Villa de Series was jumping into the adult world. Full of confusion, darkness, profound lonliness, and lessons that I couldn't understand until after they had already passed. A test of faith, and a strengthening of it as well. 

Satelite brought new light to life, and I began to streamline every experience and part of me, and strive to become the missionary I wanted to be. I had a daughter, Hna. Garcia, and had the oppot}rtunity to watch and help her learn and grow. We learned together, striving to be better every day. 

And here I am, in Jardines. Staring my death in the face. HAHA not really. ...but really. My time here in Jardines has been absolutely excellent. I have put everything to work that I learned for the entirity of my mission, and everything exploded. 

Now, I feel like it's all I've ever known. I don't really remember many, many, things about my past life in the States. More so, I remember remembering. I am a different person. I'm not Mexican, but I'm not full American now either. And more importantly than my customs, or my nationality, is my spirituality. I suppose my true nationality is as a Child of God.
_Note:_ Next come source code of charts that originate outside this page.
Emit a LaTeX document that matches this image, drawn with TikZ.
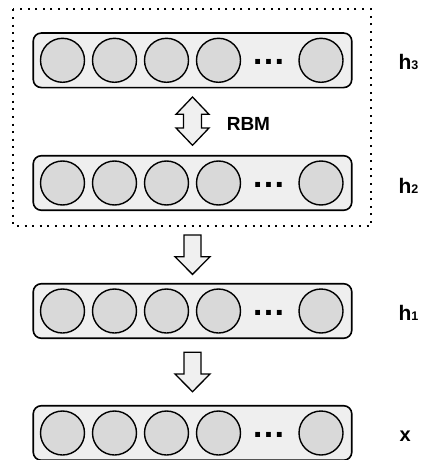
\documentclass[tikz,border=0pt]{standalone}
\usepackage{fontspec}
\setmainfont{Liberation Sans}
\definecolor{layerfill}{HTML}{EFEFEF}
\definecolor{unitfill}{HTML}{D9D9D9}
\definecolor{arrowfill}{HTML}{F0F0F0}
\begin{document}
\begin{tikzpicture}[x={(1pt,0pt)}, y={(0pt,-1pt)},
  layer/.style={draw, line width=1.6pt, rounded corners=8pt, fill=layerfill,
    minimum width=318.5pt, minimum height=54.5pt, inner sep=0pt},
  unit/.style={circle, draw, line width=1.4pt, fill=unitfill,
    minimum size=44pt, inner sep=0pt},
  ellip/.style={inner sep=0pt, font=\bfseries\fontsize{34}{34}\selectfont},
  lbl/.style={inner sep=0pt, font=\bfseries},
  blockarrow/.style={draw, line width=1.3pt, fill=arrowfill, line join=miter},
  frame/.style={draw, line width=2pt, dash pattern=on 2pt off 5.6pt}]
  \useasboundingbox (0,0) rectangle (427,460);

  % dotted frame around the RBM pair
  \draw[frame] (13,9.5) rectangle (371,226);

  % layers of units
  \foreach \name/\yc/\sub in {h3/60.3/3, h2/183/2, h1/311/1, x/433/} {
    \node[layer] (\name) at (192.5,\yc) {};
    \foreach \i/\cx in {1/62.5, 2/114.5, 3/166.5, 4/218.5, 5/321} {
      \node[unit] (\name-u\i) at (\cx,\yc) {};
    }
    \node[ellip, anchor=base] (\name-dots) at (268.5,\yc+4) {…};
  }

  % layer names
  \node[lbl, anchor=base west] (lbl-h3) at (398.3,70)
    {{\fontsize{21}{21}\selectfont h}{\fontsize{12.5}{12.5}\selectfont 3}};
  \node[lbl, anchor=base west] (lbl-h2) at (398.3,193)
    {{\fontsize{21}{21}\selectfont h}{\fontsize{12.5}{12.5}\selectfont 2}};
  \node[lbl, anchor=base west] (lbl-h1) at (398.3,320.5)
    {{\fontsize{21}{21}\selectfont h}{\fontsize{12.5}{12.5}\selectfont 1}};
  \node[lbl, anchor=base west] (lbl-x) at (399.3,441.7)
    {{\fontsize{20}{20}\selectfont x}};

  % bidirectional RBM arrow between h3 and h2
  \draw[blockarrow] (192.5,97) -- (209,114.3) -- (201.5,114.3) -- (201.5,128)
    -- (209,128) -- (192.5,145.3) -- (176,128) -- (183.5,128) -- (183.5,114.3)
    -- (176,114.3) -- cycle;
  \node[lbl, anchor=base west, font=\bfseries\fontsize{19}{19}\selectfont]
    (rbm) at (226.6,130.7) {RBM};

  % downward arrows h2 -> h1 -> x
  \foreach \top/\nm in {235/a21, 352.3/a1x} {
    \coordinate (\nm) at (192.5,\top);
    \draw[blockarrow] (\nm) ++(-8.5,0) -- ++(17,0) -- ++(0,21.7) -- ++(9,0)
      -- ++(-17.5,17.7) -- ++(-17.5,-17.7) -- ++(9,0) -- cycle;
  }
\end{tikzpicture}
\end{document}
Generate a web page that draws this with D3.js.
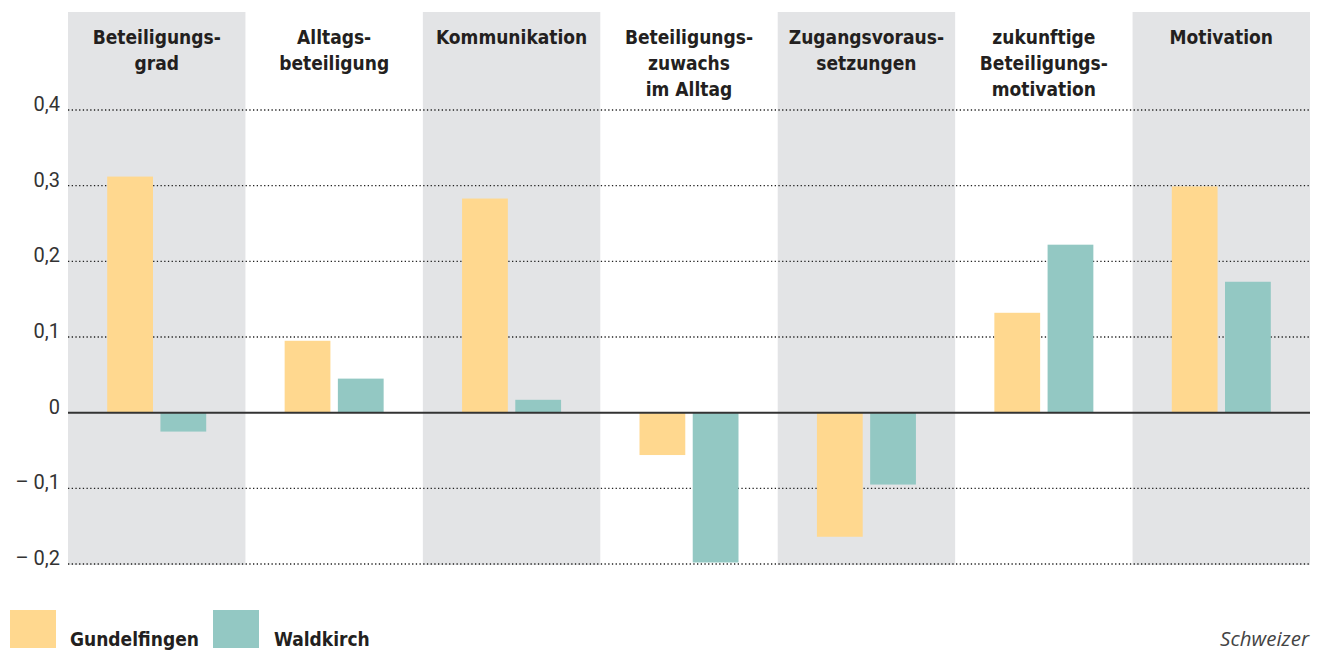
<!DOCTYPE html>
<html><head><meta charset="utf-8">
<script src="https://cdn.jsdelivr.net/npm/d3@7"></script>
<style>body{margin:0;background:#fff;}svg{display:block;}</style>
</head><body>
<svg id="c" width="1322" height="652"></svg>
<script>
const categories = [
  ["Beteiligungs-","grad"],
  ["Alltags-","beteiligung"],
  ["Kommunikation"],
  ["Beteiligungs-","zuwachs","im Alltag"],
  ["Zugangsvoraus-","setzungen"],
  ["zukunftige","Beteiligungs-","motivation"],
  ["Motivation"]
];
const seriesNames = ["Gundelfingen","Waldkirch"];
const gundelfingen = [0.312, 0.095, 0.283, -0.056, -0.164, 0.132, 0.299];
const waldkirch = [-0.025, 0.045, 0.017, -0.198, -0.095, 0.222, 0.173];
const tickValues = [0.4, 0.3, 0.2, 0.1, 0, -0.1, -0.2];
const tickLabels = ["0,4","0,3","0,2","0,1","0","\u2013 0,1","\u2013 0,2"];
const colors = ["#FFD88F","#93C8C3"];
const source = "Schweizer";

const svg = d3.select("#c");
const font = "'DejaVu Sans Condensed', 'Roboto', sans-serif";
const left = 68, right = 1310;
const x = d3.scaleBand().domain(d3.range(categories.length)).range([left, right]).padding(0);
const y = d3.scaleLinear().domain([-0.2, 0.4]).range([564, 110]);
const x1 = d3.scaleBand().domain([0,1]).range([0, 99]).paddingInner(0.14);

// bands
svg.selectAll("rect.band").data(d3.range(categories.length).filter(i => i % 2 === 0))
  .join("rect").attr("x", i => x(i)).attr("width", x.bandwidth())
  .attr("y", 12).attr("height", y(-0.2) + 1 - 12).attr("fill", "#E3E4E6");

// grid
const grid = tickValues.filter(v => v !== 0);
svg.selectAll("line.grid").data(grid).join("line")
  .attr("x1", left).attr("x2", right).attr("y1", d => y(d)).attr("y2", d => y(d))
  .attr("stroke", "#222").attr("stroke-width", 1.3).attr("stroke-dasharray", "1.3,2.4");

// tick labels
svg.selectAll("text.tick").data(tickValues).join("text")
  .attr("x", 60).attr("y", d => y(d) + 1).attr("text-anchor", "end")
  .attr("font-family", "'Roboto', sans-serif").attr("font-weight", 400).attr("font-size", 20).attr("fill", "#333")
  .text((d, i) => tickLabels[i]);

// bars
const groups = svg.selectAll("g.cat").data(categories).join("g")
  .attr("transform", (d, i) => `translate(${x(i) + (x.bandwidth() - 99) / 2},0)`);
groups.each(function(d, i) {
  const vals = [gundelfingen[i], waldkirch[i]];
  d3.select(this).selectAll("rect").data(vals).join("rect")
    .attr("x", (v, j) => x1(j)).attr("width", x1.bandwidth())
    .attr("y", v => y(Math.max(0, v))).attr("height", v => Math.abs(y(v) - y(0)))
    .attr("fill", (v, j) => colors[j]);
});

// zero line
svg.append("line").attr("x1", left).attr("x2", right).attr("y1", y(0)).attr("y2", y(0))
  .attr("stroke", "#333").attr("stroke-width", 2);

// category titles
categories.forEach((lines, i) => {
  const t = svg.append("text").attr("x", x(i) + x.bandwidth() / 2).attr("y", 44)
    .attr("text-anchor", "middle").attr("font-family", font).attr("font-weight", "bold")
    .attr("font-size", 19).attr("fill", "#231F20");
  lines.forEach((l, k) => t.append("tspan").attr("x", x(i) + x.bandwidth() / 2).attr("dy", k ? 26 : 0).text(l));
});

// legend
const legX = [10, 213], legTX = [70, 274];
seriesNames.forEach((s, j) => {
  svg.append("rect").attr("x", legX[j]).attr("y", 610).attr("width", 46).attr("height", 38).attr("fill", colors[j]);
  svg.append("text").attr("x", legTX[j]).attr("y", 646).attr("font-family", font)
    .attr("font-weight", "bold").attr("font-size", 19).attr("fill", "#231F20").text(s);
});
svg.append("text").attr("x", 1309).attr("y", 646).attr("text-anchor", "end")
  .attr("font-family", "'Open Sans', sans-serif").attr("font-style", "italic").attr("font-size", 20.5)
  .attr("fill", "#444").text(source);
</script>
</body></html>
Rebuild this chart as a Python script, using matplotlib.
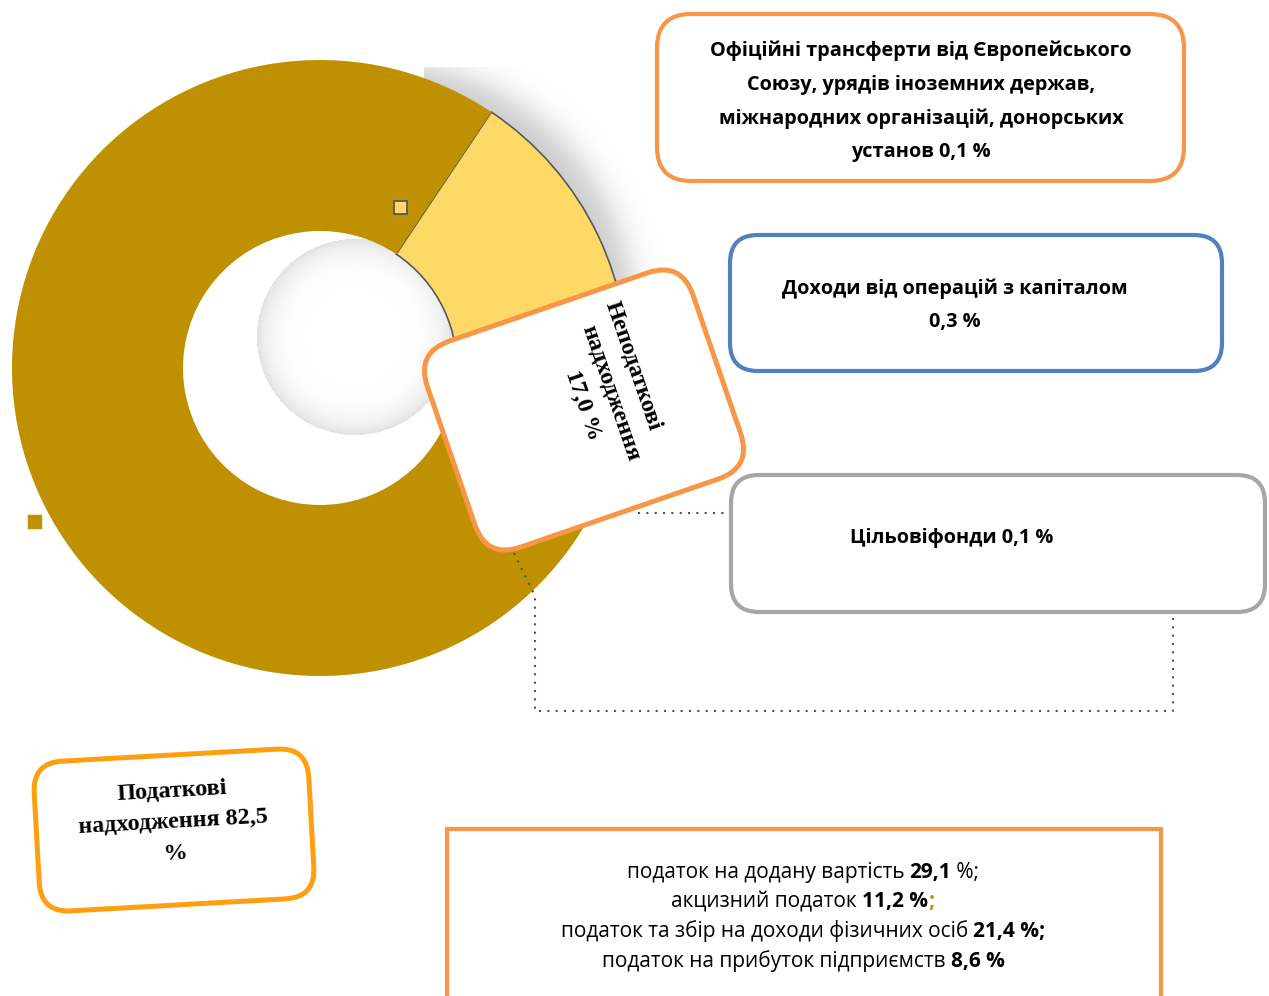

An identity that will never change, no matter where I am, or what country I'm in. And I have come to know that truth in my heart in a way that words can never explain. It is something personal, and truly profoundly sacred. 

Am I sad to leave? Of course. But, as Dumbledore said (if I remember this correctly), death is nothing but the next great adventure. So here's to another part of my existance. I've past through one stage, on to the next. But just as we transfer from area to area in our mision life; or go from spirits with our Heavenly Father, to this life here on eath, and after on into the great Beyond, we ever build upon ourselves, and everything we've lived or become. An eternal circle of progression that never ends, that is formed perfectly to help us reach every potential we've never even imagined.

I love you all. So very much. I'll see you all Sunday, August 9th at 9am in the Draper Stokes chapel.